Categories: PS VitaReviews

Criminal Girls: Invite Only review for PS Vita

Platform: PS Vita
Publisher: NIS America
Developer: Nippon Ichi Software
Medium: Digital/Vita Card
Players: 1
Online: No
ESRB: M

Thanks to my PS Vita, I’ve come to learn that not all fanservice-y Japanese games are created equal. There are games with salacious premises that are actually not very scandalous at all (see: Akiba’s Trip), and games starring young girls that are about as far from exploitative and creepy as you can possibly get (that’d be the Atelier series). There are games like Danganronpa and Hyperdimension Neptunia, that feature fanservice while simultaneously mocking it. There the games that live up to every creepy, negative stereotype of that big broad genre, and then some (AKA the Senran Kagura series). And, of course, there are games like Monster Monpiece and (as you might guess from the fact you’re reading this review) Criminal Girls: Invite Only.

Obviously, in terms of gameplay, the two games have very little in common: Monster Monpiece is a card battle game, while Criminal Girls is a dungeon crawler with turn-based combat. Unfortunately, however, they both also feature mechanics that are…well, “problematic” seems like it would be the diplomatic way of putting it. In Monster Monpiece’s case, it was the infamous “rubbing” minigames. In Criminal Girls, things are a little more complex, but it’s still not the kind of thing you’ll feel comfortable playing in public: you motivate young girls to fight demons by punishing them using whips, shocks, and…uh…yeah.

It practically goes without saying that they’re all scantily clad and in suggestive poses, because why not? And, naturally, the only way to upgrade their skills is by punishing them, so it’s not like you can avoid doing it — it’s one of the key aspects of the game.
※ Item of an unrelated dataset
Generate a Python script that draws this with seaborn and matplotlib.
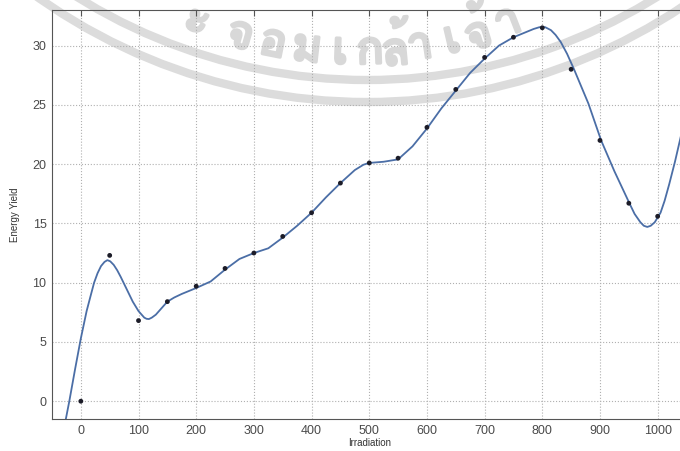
import numpy as np
import pandas as pd
import matplotlib
matplotlib.use("Agg")
import matplotlib.pyplot as plt
import matplotlib.patheffects as pe
import seaborn as sns
from matplotlib import font_manager, ft2font
from matplotlib.patches import Circle

# measured points (dots)
irradiation = [0, 50, 100, 150, 200, 250, 300, 350, 400, 450, 500,
               550, 600, 650, 700, 750, 800, 850, 900, 950, 1000]
energy_yield = [0.0, 12.3, 6.8, 8.4, 9.7, 11.2, 12.5, 13.9, 15.9, 18.4, 20.1,
                20.5, 23.1, 26.3, 29.0, 30.7, 31.5, 28.0, 22.0, 16.7, 15.6]

# fitted curve
fit_x = [-28, -20, -10, 0, 10, 17, 23, 29, 35, 41, 46, 51, 57, 63, 69, 80, 90,
         100, 110, 114, 118, 123, 130, 140, 150, 162, 175, 200, 225, 250, 275,
         300, 325, 350, 375, 400, 425, 450, 475, 490, 500, 525, 550, 575, 600,
         625, 650, 675, 700, 725, 750, 775, 785, 795, 805, 815, 823, 832, 843,
         855, 880, 902, 925, 952, 960, 970, 976, 982, 988, 995, 1005, 1012,
         1020, 1030, 1040, 1050]
fit_y = [-2.0, 0.0, 2.7, 5.3, 7.6, 8.9, 10.0, 10.8, 11.4, 11.75, 11.9, 11.8,
         11.5, 11.05, 10.5, 9.4, 8.4, 7.6, 7.05, 6.95, 6.93, 7.05, 7.3, 7.85,
         8.4, 8.75, 9.05, 9.55, 10.1, 11.1, 12.0, 12.5, 12.9, 13.8, 14.8, 15.9,
         17.2, 18.4, 19.5, 19.95, 20.1, 20.2, 20.4, 21.5, 23.0, 24.7, 26.2,
         27.7, 28.9, 30.0, 30.7, 31.2, 31.4, 31.55, 31.55, 31.3, 30.9, 30.3,
         29.3, 28.0, 25.1, 22.0, 19.4, 16.6, 15.8, 15.1, 14.8, 14.7, 14.8, 15.1,
         15.9, 16.9, 18.3, 20.2, 22.3, 24.6]

x_ticks = [0, 100, 200, 300, 400, 500, 600, 700, 800, 900, 1000]
y_ticks = [0, 5, 10, 15, 20, 25, 30]

# watermark letters and their x position (pixels)
wm_letters = ["ะ", "จ", "อ", "ม", "เ", "ก", "ล้", "า", "เ", "จ้", "า"]
wm_pos = [197, 240, 273, 307, 340, 370, 395, 420, 452, 478, 508]


def thai_font():
    for f in font_manager.fontManager.ttflist:
        try:
            if 0x0E08 in ft2font.FT2Font(f.fname).get_charmap():
                return f.name
        except Exception:
            pass
    return None


sns.set_style("white")
plt.rcParams['font.family'] = ['Liberation Sans', 'DejaVu Sans']

fig = plt.figure(figsize=(6.8, 4.51), dpi=100)

# watermark layer in pixel coordinates
wm = fig.add_axes([0, 0, 1, 1], zorder=0)
wm.set_xlim(0, 680)
wm.set_ylim(451, 0)
wm.axis("off")
for r in (548, 570):
    wm.add_patch(Circle((367, -468), r, fill=False, lw=6, ec="#dcdcdc"))
tf = thai_font()
if tf:
    for ch, xp in zip(wm_letters, wm_pos):
        phi = np.arcsin((xp - 355) / 420)
        wm.text(355 + 420 * np.sin(phi), -368 + 420 * np.cos(phi), ch,
                rotation=np.degrees(phi), ha="center", va="center",
                fontsize=32, color="#d8d8d8", family=[tf, 'DejaVu Sans'],
                path_effects=[pe.withStroke(linewidth=2.5, foreground="#d8d8d8")])

ax = fig.add_axes([52 / 680, 32 / 451, 634.5 / 680, 409 / 451], zorder=1)
ax.set_facecolor("none")

curve = pd.DataFrame({"x": fit_x, "y": fit_y})
pts = pd.DataFrame({"x": irradiation, "y": energy_yield})
sns.lineplot(data=curve, x="x", y="y", sort=False, color="#4b6ea6", lw=1.3, ax=ax)
sns.scatterplot(data=pts, x="x", y="y", color="#1c1c28", s=12, edgecolor="none",
                zorder=3, ax=ax)

ax.set_xlim(-50, 1050)
ax.set_ylim(-1.5, 33)
ax.set_xticks(x_ticks)
ax.set_yticks(y_ticks)
ax.grid(True, linestyle=":", color="#b0b0b0", lw=0.8)
ax.tick_params(direction="in", top=True, right=True, length=4, width=0.8,
               color="#555555", labelcolor="#4a4a4a", labelsize=9, pad=4)
for s in ax.spines.values():
    s.set_color("#555555")
    s.set_linewidth(0.8)
ax.set_xlabel("Irradiation", fontsize=7, color="#333333", labelpad=1)
ax.set_ylabel("Energy Yield", fontsize=7, color="#333333", labelpad=9)

fig.savefig("out.png", dpi=100)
In other words, Criminal Girls is like Monster Monpiece in that it, too, is a decent game that’ll be entirely overshadowed by one creepy aspect that’ll make you want to shower because it makes you feel so dirty (and not in a good way).

Of course, there are differences between the two, going beyond the fact they’re different genres. Where Monster Monpiece was really not very scandalous outside of the rubbing, creepy misogyny is kind of baked into Criminal Girls’ DNA. After all, we’re talking about a game in which you — as a male prison guard — are tasked with leading pre-pubescent girls out of Hell, and the girls are all there because they’re delinquents who need to be punished to help them avoid the lives of sin they’re sure to lead if they make it into their teenage years (as well as to help them enhance those aforementioned skills). Couple that with the skimpy clothing they’re all wearing, and you basically have the set-up for some horrible exploitation/soft-core lesbian porn film.

Here’s the thing, though: when you’re actually in the dungeons, searching around for exits and battling whatever random monsters and demons you come across, all that punishment nonsense doesn’t come into play at all. Instead, it’s practically all about the surprisingly intense turn-based battles, where you’re juggling party members in and out based on what they can do and making split decisions about when to use items. No matter how distasteful the manner in which you obtain special attacks may be, when you’re slugging it out with various beasts that stuff will be pretty far from your mind.

That doesn’t erase it entirely, though — because let’s face it, it becomes pretty appalling when you give it any thought whatsoever. And contrary to what I’ve already said, the comparison to Monster Monpiece doesn’t entirely work, since Criminal Girls doesn’t stand up quite so well on its own if you turn a blind eye to that stuff. It’s easy (or at least easier) to overlook something that feels juvenile when the game beyond that aspect is really, really good. When the rest of the game is basically just your standard dungeon crawler…well, it gets judged as a standard dungeon-crawler, and loses one or two marks for being kind of icky.